The explanation about the second finger, "index" (salutaris, demonstrativus) also seems clear and obvious. For example, Horace have used it in their Sermons (or Satires). 2.8, 20-26:
Myself at top, then Viscus, and below
Was Varius: after us came Balatro,
Vibidius also, present at the treat
Unasked, as members of Maecenas' suite.
Porcius and Nomentanus last, and he,
Our host, who lay betwixt them, made the three:
Porcius the undermost, a witty droll,
Who makes you laugh by swallowing cheesecakes whole:
While Nomentanus' specialty was this,
To point things out that vulgar eyes might miss;
(Translation by John Conington, M.A. Corpus Professor of Latin in the University of Oxford).
'summus ego et prope me Viscus Thurinus et infra,
si memini, Varius; cum Seruilio Balatrone
Vibidius, quos Maecenas adduxerat umbras.
Nomentanus erat super ipsum, Porcius infra,
ridiculus totas semel absorbere placentas;
Nomentanus ad hoc, qui, siquid forte lateret,
indice monstraret digito;
The third finger is the "middle" "medius", or large (summus), as it is called in Latin. Why St. Isidorus and the Romans called it impudicus, infamis, famosus? St. Isidorus explains only half, although his readers know exactly what he means. It, 2400 years ago as today, was the ugly, obscene and insulting gesture of “giving the finger” or “flipping the bird”, “short the bird”, which so much extension has acquired in recent times. It consists on maintaining the four closed fingers, lift the middle on a clear representation of the penis and testicles; it is a vulgar gesture that we read in vulgar terms like "to fuck off". To this issue, see: http://en.antiquitatem.com/digitus-impudicus-giving-the-finger
The fourth is called “anularis”, from “anulus” ("ring") and also honestus and medicus in Latin, because in it the ring is worn as St. Isidore says.
"anulus" comes from Latin anus, meaning ring, in circular shape. It is clear, then, why it is named so to the "hole in the digestive tract ends and by which the excrement is expelled".
The name of this finger deserves its own article, because it is very much the ancient literature on the Roman rings, and on the fingers and hand in which it must to be carried. It is no less interesting to analyze why it is called "medical or doctor finger" St. Isidore gives us a simple explanation, which may not be enough. Aulus Gellius, Macrobius, Pliny give us curious and less interesting news on this finger. We also discuss it in a separate article.
The fifth finger is called in Latin "ultimus", "nimius" and "minimus" and meñique, "little", in Spanish precisely because it is the smallest.

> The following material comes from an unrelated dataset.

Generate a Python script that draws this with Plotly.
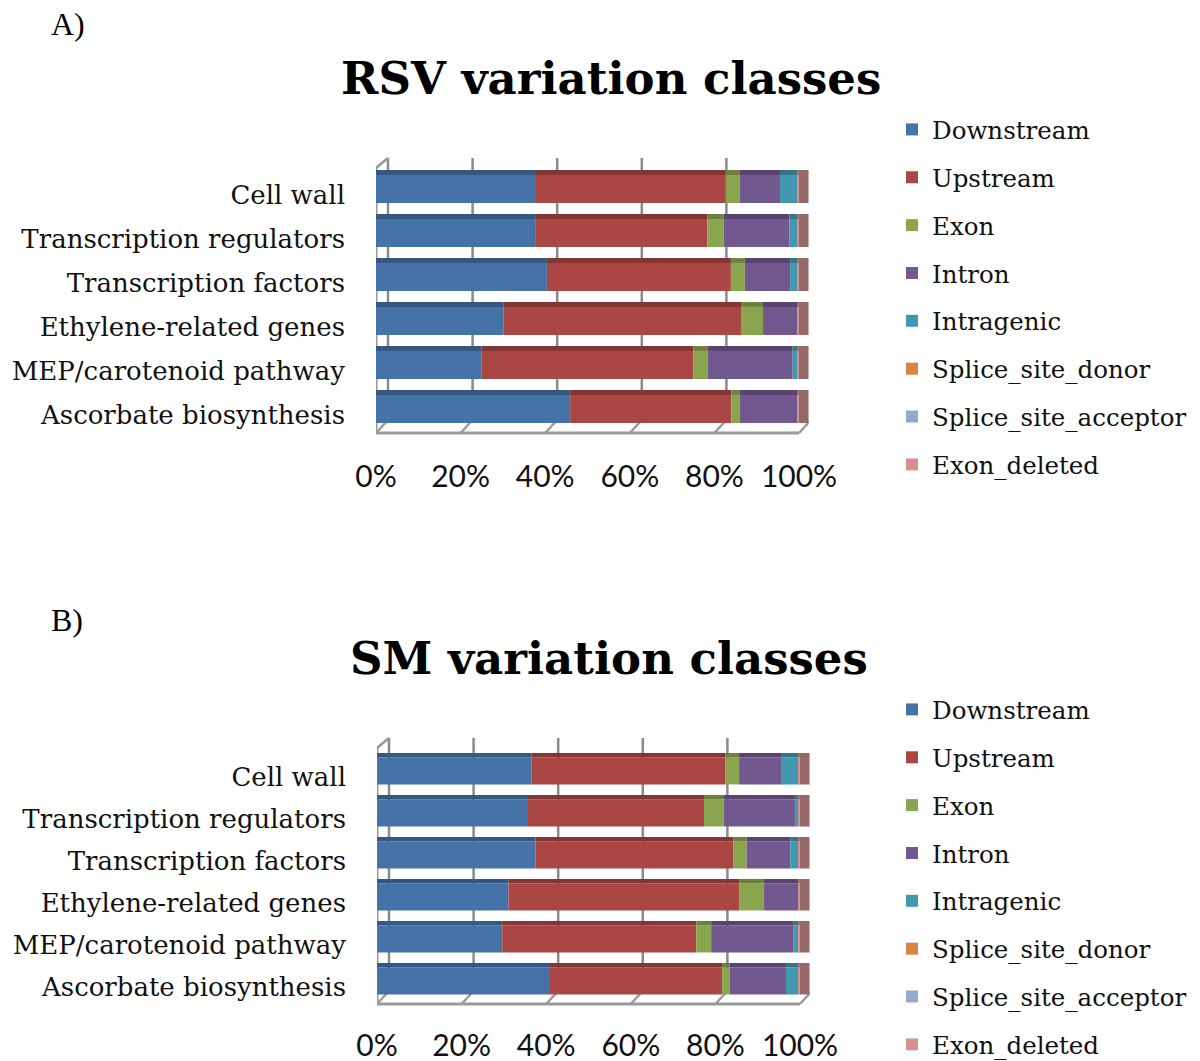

The Royal Spanish Academy explains the term as "Crossing menino, child, and mermellique or margarique, variations of margarite, from old French margariz, renegade, traitor, paper sometimes attributed to this finger on sayings and fables). In any case it involved with “minino, menino, and these with minimus, the smallest. On English is equally obvious "Little Finger" and in French "petit doigt", in German klein Finger, Italian mignolo, Catalan it petit, dedinho in Galician.
It is also called "auricularis", from “auricula”, the ear, by its adaptation to the function of picking ears.